The Mars Polar Lander (MPL) hardware interface is quite simple. The instrument is powered from an unregulated +28V source. A logic-level discrete line is provided to switch the power internally to the electronics and to the survival heater. Two temperature sensors are provided for external monitoring of the electronics and focal plane. The camera typically draws 3 watts while imaging, and less than 2 watts idle. The serial communications interface uses RS-422 differential signaling to carry four signals. These four signals consist of a synchronous serial data transfer scheme common to Motorola, Texas Instruments, and Analog Devices DSPs; they are clock, frame sync, receive data, and transmit data. Only the transmit data is driven by the MARDI (that is, the camera is in "slave" mode). The maximum clock rate is 2.5 MHz for boot and 15 MHz thereafter.

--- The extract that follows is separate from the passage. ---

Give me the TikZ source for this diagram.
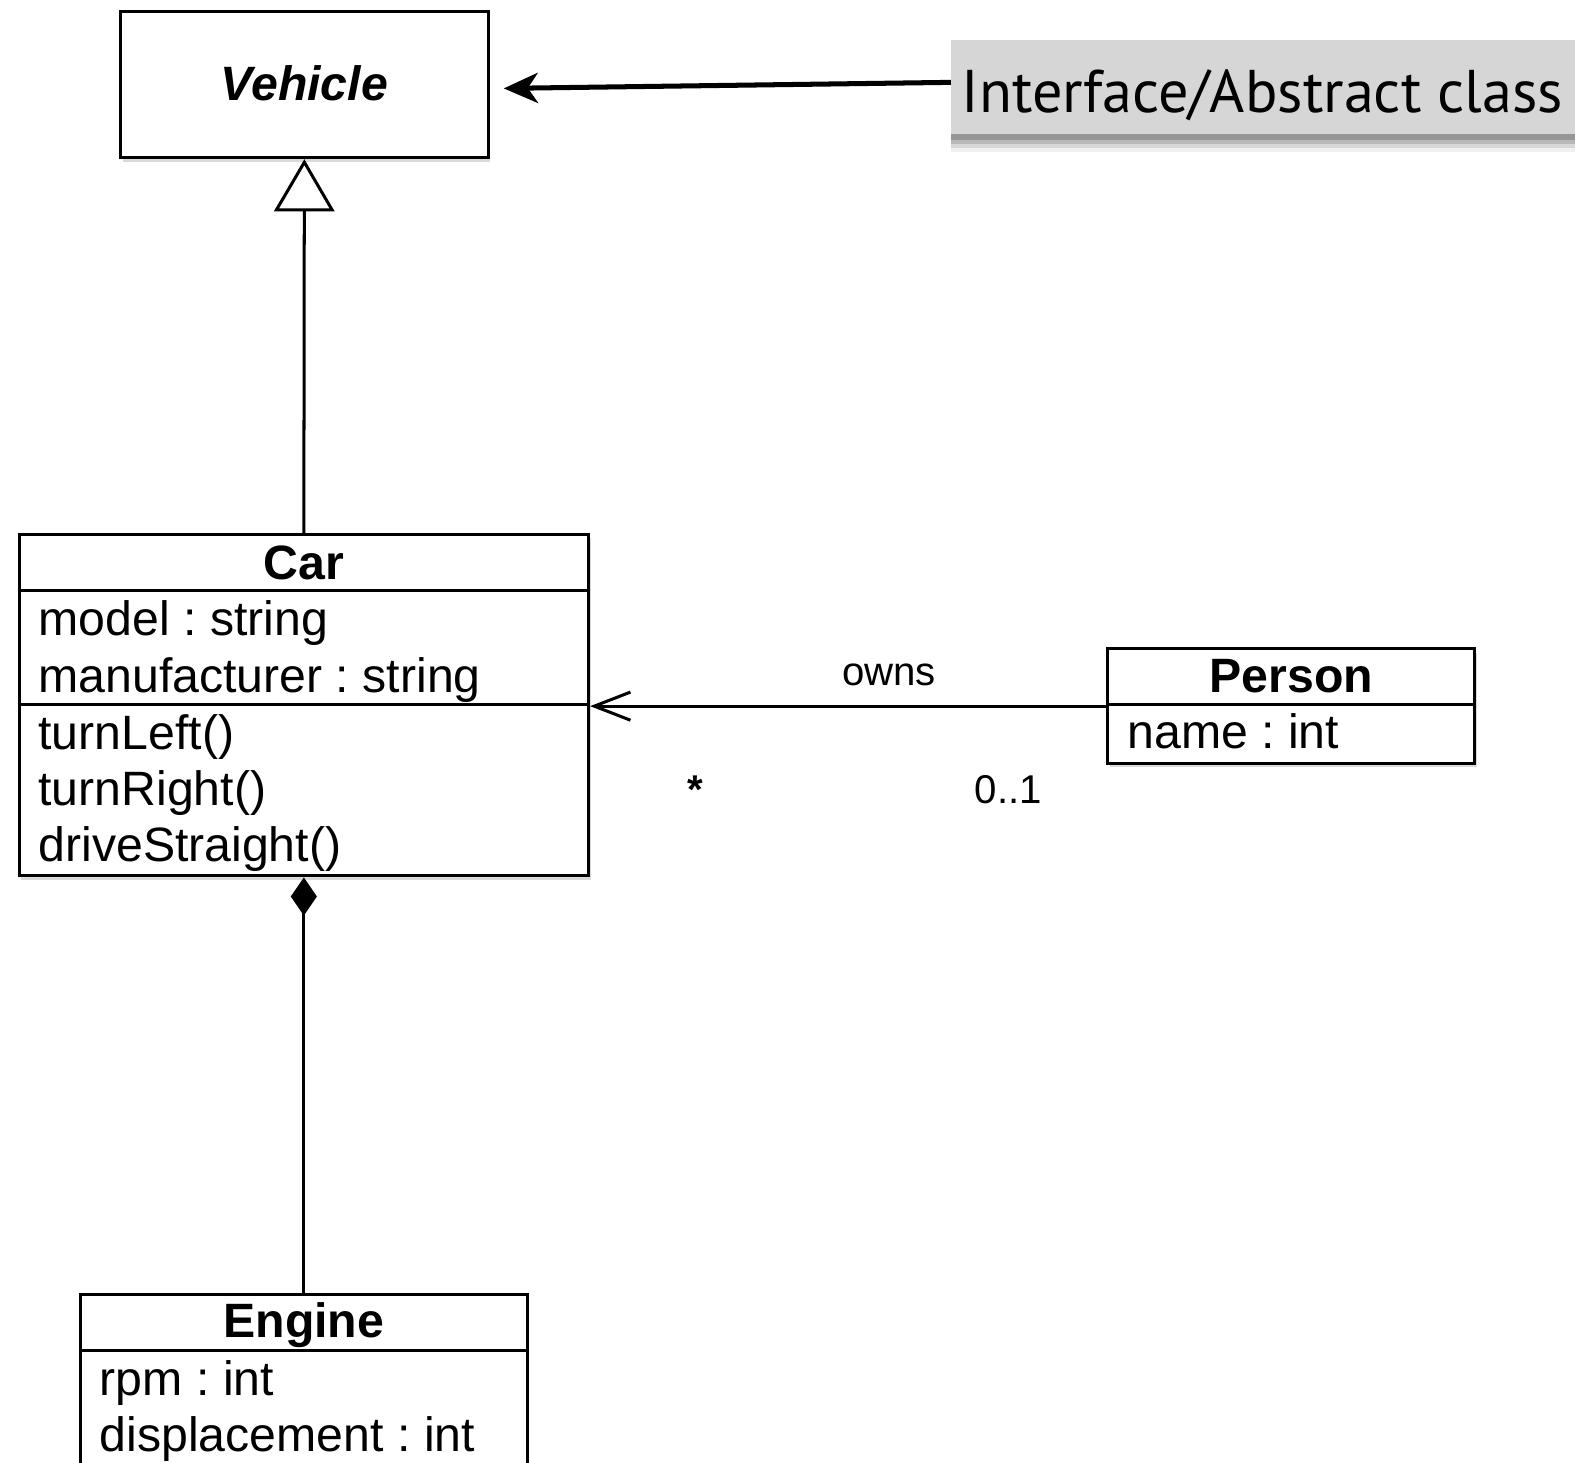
\documentclass[tikz,border=0pt]{standalone}
\usepackage{fontspec}
\setmainfont{Liberation Sans}
\newfontfamily\notefont{PT Sans}
\usetikzlibrary{arrows.meta,shadows}
\frenchspacing
\definecolor{ink}{HTML}{000000}
\definecolor{notegray}{HTML}{D6D6D6}
\tikzset{
  classbox/.style={draw=ink, line width=1.5pt, fill=white, inner sep=0pt,
    drop shadow={shadow xshift=1pt, shadow yshift=-2pt, opacity=0.15, fill=black}},
  notebox/.style={fill=notegray, inner sep=0pt,
    drop shadow={shadow xshift=0pt, shadow yshift=-9pt, opacity=0.06, fill=black},
    drop shadow={shadow xshift=0pt, shadow yshift=-7pt, opacity=0.1, fill=black},
    drop shadow={shadow xshift=0pt, shadow yshift=-5pt, opacity=0.14, fill=black},
    drop shadow={shadow xshift=0pt, shadow yshift=-3pt, opacity=0.18, fill=black}},
  member/.style={font=\fontsize{24}{28}\selectfont, inner sep=0pt, anchor=base west},
  classname/.style={font=\fontsize{24}{28}\selectfont\bfseries, inner sep=0pt, anchor=base},
  mult/.style={font=\fontsize{20}{24}\selectfont, inner sep=0pt, anchor=base},
  link/.style={draw=ink, line width=1.5pt},
}

\begin{document}
\begin{tikzpicture}[x=0.5pt, y=-0.5pt]
\fill[white] (0,0) rectangle (1568,1456);
\clip (0,0) rectangle (1568,1456);

% abstract class
\node[classbox, minimum width=183pt, minimum height=73pt] (vehicle) at (303,84) {};
\node[classname, font=\fontsize{24}{28}\selectfont\bfseries\itshape] (vehiclename) at (303,100) {Vehicle};

% car
\node[classbox, minimum width=283.5pt, minimum height=170pt] (car) at (302.5,702) {};
\draw[link] ([yshift=-28.5pt]car.north west) -- ([yshift=-28.5pt]car.north east);
\draw[link] ([yshift=-85.5pt]car.north west) -- ([yshift=-85.5pt]car.north east);
\node[classname] (carname) at (302.5,577) {Car};
\node[member] (carmodel) at (38,633) {model : string};
\node[member] (carmaker) at (38,689) {manufacturer : string};
\node[member] (carleft) at (38,746) {turnLeft()};
\node[member] (carright) at (38,802) {turnRight()};
\node[member] (carstraight) at (38,858) {driveStraight()};

% person
\node[classbox, minimum width=182.5pt, minimum height=57pt] (person) at (1285.5,703) {};
\draw[link] ([yshift=-28.5pt]person.north west) -- ([yshift=-28.5pt]person.north east);
\node[classname] (personname) at (1285.5,689) {Person};
\node[member] (personattr) at (1122,745) {name : int};

% engine
\node[classbox, minimum width=222.5pt, minimum height=110pt] (engine) at (302.5,1399) {};
\draw[link] ([yshift=-28.5pt]engine.north west) -- ([yshift=-28.5pt]engine.north east);
\node[classname] (enginename) at (302.5,1332) {Engine};
\node[member] (enginerpm) at (99,1389) {rpm : int};
\node[member] (enginedisp) at (99,1445) {displacement : int};

% relations
\draw[link, -{Triangle[open, length=26pt, width=30pt, fill=white]}] (car.north) -- (vehicle.south);
\draw[link, -{Diamond[length=19pt, width=13pt]}] (engine.north) -- (car.south);
\draw[link, -{Straight Barb[length=18pt, width=14pt]}] (person.west) -- (car.east |- person.west);
\node[mult] (ownslabel) at (885,682) {owns};
\node[mult, font=\fontsize{20}{24}\selectfont\bfseries] (carmult) at (692,800) {*};
\node[mult] (personmult) at (1004,800) {0..1};

% note
\node[notebox, minimum width=326.5pt, minimum height=46.5pt] (note) at (1273.5,86.5) {};
\node[font=\notefont\fontsize{30}{34}\selectfont, inner sep=0pt, anchor=base west] (notetext) at (957,112) {Interface/Abstract class};
\draw[line width=2.5pt, -{Stealth[length=17pt, width=15pt, inset=5pt]}] ([yshift=2.25pt]note.west) -- ([xshift=7pt, yshift=-2pt]vehicle.east);
\end{tikzpicture}
\end{document}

The clock runs continuously and the frame sync is a one-bit-wide pulse which signals the start of each 16-bit word or "frame". Although the interface allows full-duplex operation (data can flow both to and from the camera simultaneously) this capability is not typically used in practice, in part because of limitations in the C&DH serial interface implementation.



©1999 Malin Space Science Systems, Inc.